Shortly after, Saddam Hussein invaded Iran with strong U.S. backing, unaffected by his resort to chemical weapons that caused huge Iranian casualties; his monstrous chemical warfare attacks against Iraqi Kurds were denied by Reagan, who sought to blame Iran and blocked congressional condemnation.
Finally, the U.S. pretty much took over, sending naval forces to ensure Saddam’s control of the Gulf. After the U.S. guided missile cruiser Vincennes shot down an Iranian civilian airliner in a clearly marked commercial corridor, killing 290 passengers and returning to port to great acclaim and awards for exceptional service, Khomeini capitulated, recognizing that Iran cannot fight the U.S. President Bush then invited Iraqi nuclear scientists to Washington for advanced training in nuclear weapons production, a very serious threat against Iran.
Conflicts continued without a break, in more recent years focusing on Iran’s nuclear programs. These conflicts ended (in theory) with the Joint Comprehensive Plan of Action (JCPOA) in 2015, an agreement between Iran and the five permanent members of the UN, plus Germany, in which Iran agreed to sharply curtail its nuclear programs — none of them weapons programs — in return for Western concessions. The International Atomic Energy Agency, which carries out intensive inspections, reports that Iran fully lived up to the agreement.

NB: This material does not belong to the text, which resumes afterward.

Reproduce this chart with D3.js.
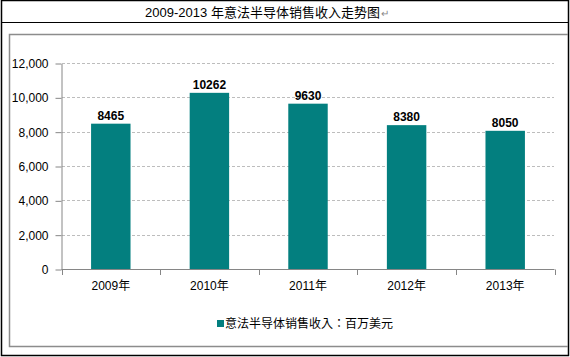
<!DOCTYPE html>
<html><head><meta charset="utf-8">
<script src="https://cdn.jsdelivr.net/npm/d3@7"></script>
<style>body{margin:0;background:#fff}svg{display:block}</style>
</head><body>
<svg id="c" width="570" height="357"></svg>
<script>
const categories = ["2009年","2010年","2011年","2012年","2013年"];
const values = [8465, 10262, 9630, 8380, 8050];
const yTicks = [0, 2000, 4000, 6000, 8000, 10000, 12000];
const titleText = "2009-2013 年意法半导体销售收入走势图";
const legendText = "意法半导体销售收入：百万美元";

const svg = d3.select("#c");
const font = "'Liberation Sans', Arial, 'Noto Sans CJK SC', sans-serif";
const fontTC = "'Liberation Sans', Arial, 'Noto Sans CJK TC', sans-serif";
const teal = "#037F7F";

// outer frame
svg.append("rect").attr("x",1.5).attr("y",0.5).attr("width",567).attr("height",355)
  .attr("fill","none").attr("stroke","#000").attr("stroke-width",1.5);
svg.append("line").attr("x1",1).attr("x2",569).attr("y1",22.5).attr("y2",22.5)
  .attr("stroke","#000").attr("stroke-width",1.2);
// chart area border
svg.append("path").attr("d","M568,34.5 H9.5 V346.5 H568")
  .attr("fill","none").attr("stroke","#8c8c8c").attr("stroke-width",1.5);

// title
const t = svg.append("text").attr("x",267).attr("y",17).attr("text-anchor","middle")
  .attr("font-family",font).attr("font-size",13).attr("fill","#000");
t.append("tspan").text(titleText);
t.append("tspan").attr("fill","#888").attr("font-size",10).attr("dx",1).text("↵");

const x = d3.scaleBand().domain(categories).range([61.5,554.5]).paddingInner(0.6).paddingOuter(0.3);
const y = d3.scaleLinear().domain([0,12000]).range([269,63]);

// gridlines
svg.append("g").selectAll("line").data(yTicks.filter(d=>d>0)).join("line")
  .attr("x1",62).attr("x2",554).attr("y1",d=>Math.round(y(d))+0.5).attr("y2",d=>Math.round(y(d))+0.5)
  .attr("stroke","#bdbdbd").attr("stroke-dasharray","3,2");

// y axis
const ya = svg.append("g").attr("transform","translate(61.5,0.5)")
  .call(d3.axisLeft(y).tickValues(yTicks).tickFormat(d3.format(",")).tickSize(6).tickSizeOuter(0).tickPadding(7));
ya.select(".domain").attr("stroke","#868686");
ya.selectAll(".tick line").attr("stroke","#868686");
ya.selectAll("text").attr("font-family",font).attr("font-size",12).attr("fill","#000");

// x axis
const xa = svg.append("g").attr("transform","translate(0,269.5)")
  .call(d3.axisBottom(x).tickSize(0).tickPadding(12));
xa.select(".domain").attr("stroke","#868686").attr("d","M61.5,0H554.5");
xa.selectAll("text").attr("font-family",font).attr("font-size",12).attr("fill","#000");
const x0 = x.range()[0];
svg.append("g").selectAll("line").data(d3.range(categories.length+1)).join("line")
  .attr("x1",i=>Math.round(x0+i*((554.5-61.5)/categories.length))+0.5)
  .attr("x2",i=>Math.round(x0+i*((554.5-61.5)/categories.length))+0.5)
  .attr("y1",269.5).attr("y2",275).attr("stroke","#868686");

// bars
svg.append("g").selectAll("rect").data(values).join("rect")
  .attr("x",(d,i)=>x(categories[i])).attr("width",x.bandwidth())
  .attr("y",d=>y(d)).attr("height",d=>y(0)-y(d)).attr("fill",teal);

// labels
svg.append("g").selectAll("text").data(values).join("text")
  .attr("x",(d,i)=>x(categories[i])+x.bandwidth()/2).attr("y",d=>y(d)-4)
  .attr("text-anchor","middle").attr("font-family",font).attr("font-weight","bold")
  .attr("font-size",12).attr("fill","#000").text(d=>d);

// legend
svg.append("rect").attr("x",217).attr("y",320).attr("width",7).attr("height",7).attr("fill",teal);
svg.append("text").attr("x",225).attr("y",328).attr("font-family",fontTC).attr("font-size",12)
  .attr("fill","#000").text(legendText);
</script>
</body></html>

U.S. intelligence agrees.
The topic elicits much debate, unlike another question: Has the U.S. observed the agreement? Apparently not. The JCPOA states that all participants are committed not to impede in any way Iran’s reintegration into the global economy, particularly the global financial system, which the U.S. effectively controls. The U.S. is not permitted to interfere “in areas of trade, technology, finance and energy” and others.
While these topics are not investigated, it appears that Washington has been interfering steadily.